Yin Yezi (; born 25 June 1991) is a Chinese actress.

Yin is noted for her roles as Xue Baoqin and Zhao Meiran in the television series The Dream of Red Mansions (2010) and Meteor Shower (2009) respectively.

Life
Yin was born in Wuhan, Hubei on June 25, 1991. Yin secondary studied at Wuhan Song and Dance Theatre, and she graduated from Central Academy of Drama.

Yin made her acting debut in Life of True Love, playing Jin Ling.

Yin had a cameo appearance in Meteor Shower (2009), a romantic comedy television series adaptation based on Japanese manga Hana Yori Dango.

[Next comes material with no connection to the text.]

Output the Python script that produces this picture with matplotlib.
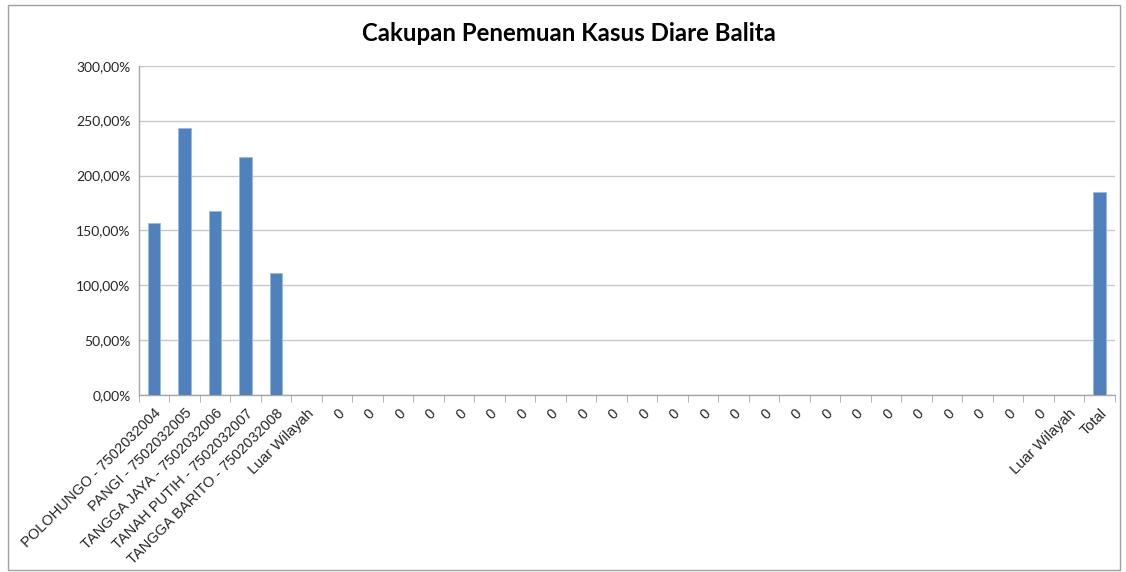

That same year, she made her film debut in Flirting Scholar 2, playing Bao Xiang, a film starring Huang Xiaoming, Zhang Jingchu, Natalis Chan, Richie Ren and Zhou Libo.

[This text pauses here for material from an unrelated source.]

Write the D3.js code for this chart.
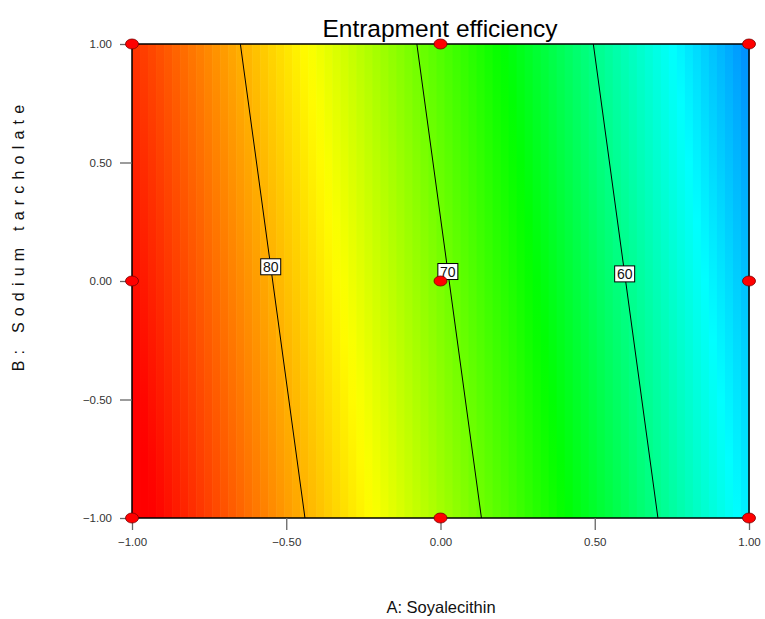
<!DOCTYPE html>
<html>
<head>
<meta charset="utf-8">
<script src="https://cdn.jsdelivr.net/npm/d3@7"></script>
<style>
  html, body { margin: 0; padding: 0; background: #fff; }
  svg { display: block; font-family: "Liberation Sans", Arial, sans-serif; }
</style>
</head>
<body>
<svg id="chart" width="765" height="619"></svg>
<script>
// Fitted linear model: EE = intercept + coefA*A + coefB*B
const intercept = 70.49;
const coefA = -17.48;
const coefB = -1.83;

// Contour levels and the B value where each label sits
const contourLevels = [80, 70, 60];
const labelB = [0.06, 0.04, 0.03];

// Design points (coded factor levels)
const designA = [-1, 0, 1, -1, 0, 1, -1, 0, 1];
const designB = [-1, -1, -1, 0, 0, 0, 1, 1, 1];

// Axis ticks
const tickValues = [-1, -0.5, 0, 0.5, 1];

// Colour ramp stops (response value -> colour)
const rampValues = [46, 55.5, 65.2, 76.2, 88.5];
const rampColors = ["#0000ff", "#00ffff", "#00ff00", "#ffff00", "#ff0000"];

const model = (a, b) => intercept + coefA * a + coefB * b;

const svg = d3.select("#chart");
const plotL = 132, plotR = 749, plotT = 44, plotB = 518;

const x = d3.scaleLinear().domain([-1, 1]).range([plotL, plotR]);
const y = d3.scaleLinear().domain([-1, 1]).range([plotB, plotT]);
const color = d3.scaleLinear().domain(rampValues).range(rampColors).clamp(true);

// Filled surface: vertical stripes, each shaded top to bottom
const nCols = 77;
const defs = svg.append("defs");
const colW = (plotR - plotL) / nCols;
const nStops = 9;
for (let i = 0; i < nCols; i++) {
  const aVal = x.invert(plotL + (i + 0.5) * colW);
  const g = defs.append("linearGradient")
    .attr("id", "col" + i)
    .attr("x1", 0).attr("y1", 0).attr("x2", 0).attr("y2", 1);
  for (let k = 0; k < nStops; k++) {
    const t = k / (nStops - 1);
    const bVal = 1 - 2 * t;
    g.append("stop").attr("offset", t).attr("stop-color", color(model(aVal, bVal)));
  }
  svg.append("rect")
    .attr("x", plotL + i * colW)
    .attr("y", plotT)
    .attr("width", colW + 0.6)
    .attr("height", plotB - plotT)
    .attr("fill", "url(#col" + i + ")");
}

// Contour lines
const aAt = (level, b) => (level - intercept - coefB * b) / coefA;
contourLevels.forEach(L => {
  svg.append("line")
    .attr("x1", x(aAt(L, 1))).attr("y1", y(1))
    .attr("x2", x(aAt(L, -1))).attr("y2", y(-1))
    .attr("stroke", "#000").attr("stroke-width", 1);
});

// Contour labels
contourLevels.forEach((L, i) => {
  const cx = x(aAt(L, labelB[i])), cy = y(labelB[i]);
  svg.append("rect")
    .attr("x", cx - 10).attr("y", cy - 8)
    .attr("width", 20).attr("height", 16)
    .attr("fill", "#fff").attr("stroke", "#000").attr("stroke-width", 1);
  svg.append("text")
    .attr("x", cx).attr("y", cy + 5)
    .attr("text-anchor", "middle")
    .attr("font-size", 14)
    .attr("fill", "#111")
    .text(L);
});

// Plot frame
svg.append("rect")
  .attr("x", plotL).attr("y", plotT)
  .attr("width", plotR - plotL).attr("height", plotB - plotT)
  .attr("fill", "none").attr("stroke", "#000").attr("stroke-width", 1.5);

// Axes
const fmt = d3.format(".2f");
const xAxis = d3.axisBottom(x).tickValues(tickValues).tickFormat(fmt).tickSize(12).tickPadding(8);
const yAxis = d3.axisLeft(y).tickValues(tickValues).tickFormat(fmt).tickSize(12).tickPadding(8);

const gx = svg.append("g").attr("transform", `translate(0,${plotB})`).call(xAxis);
const gy = svg.append("g").attr("transform", `translate(${plotL},0)`).call(yAxis);
[gx, gy].forEach(g => {
  g.select(".domain").remove();
  g.selectAll(".tick line").attr("stroke", "#666").attr("stroke-width", 1.3);
  g.selectAll(".tick text").attr("fill", "#333").attr("font-size", 11.5)
    .attr("font-family", "'Liberation Sans', Arial, sans-serif");
});

// Design points
designA.forEach((a, i) => {
  svg.append("ellipse")
    .attr("cx", x(a)).attr("cy", y(designB[i]))
    .attr("rx", 6.5).attr("ry", 5)
    .attr("fill", "#ff0000").attr("stroke", "#700").attr("stroke-width", 0.8);
});

// Titles
svg.append("text")
  .attr("x", 440).attr("y", 37)
  .attr("text-anchor", "middle")
  .attr("font-size", 24.5)
  .attr("fill", "#000")
  .text("Entrapment efficiency");

svg.append("text")
  .attr("x", 441).attr("y", 613)
  .attr("text-anchor", "middle")
  .attr("font-size", 16.5)
  .attr("fill", "#111")
  .text("A: Soyalecithin");

svg.append("text")
  .attr("transform", "translate(24,235) rotate(-90)")
  .attr("text-anchor", "middle")
  .attr("font-size", 16)
  .attr("letter-spacing", 6.2)
  .attr("fill", "#111")
  .text("B: Sodium tarcholate");
</script>
</body>
</html>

In 2010, Yin co-starred with Jiang Mengjie, Yao Di and Michelle Bai in the historical television series The Dream of Red Mansions as Xue Baoqin.

In 2011, Yin starred in a television series called National Defense Students with Zhang Shanqi and Gao Ziqi.

In 2012, Yin starred in the romantic comedy television series Treasure Mother Treasure Girl, she received mixed reviews.

In 2013, Yin starred in two television series, The Lure of Cloud and Love Is Not For Sale.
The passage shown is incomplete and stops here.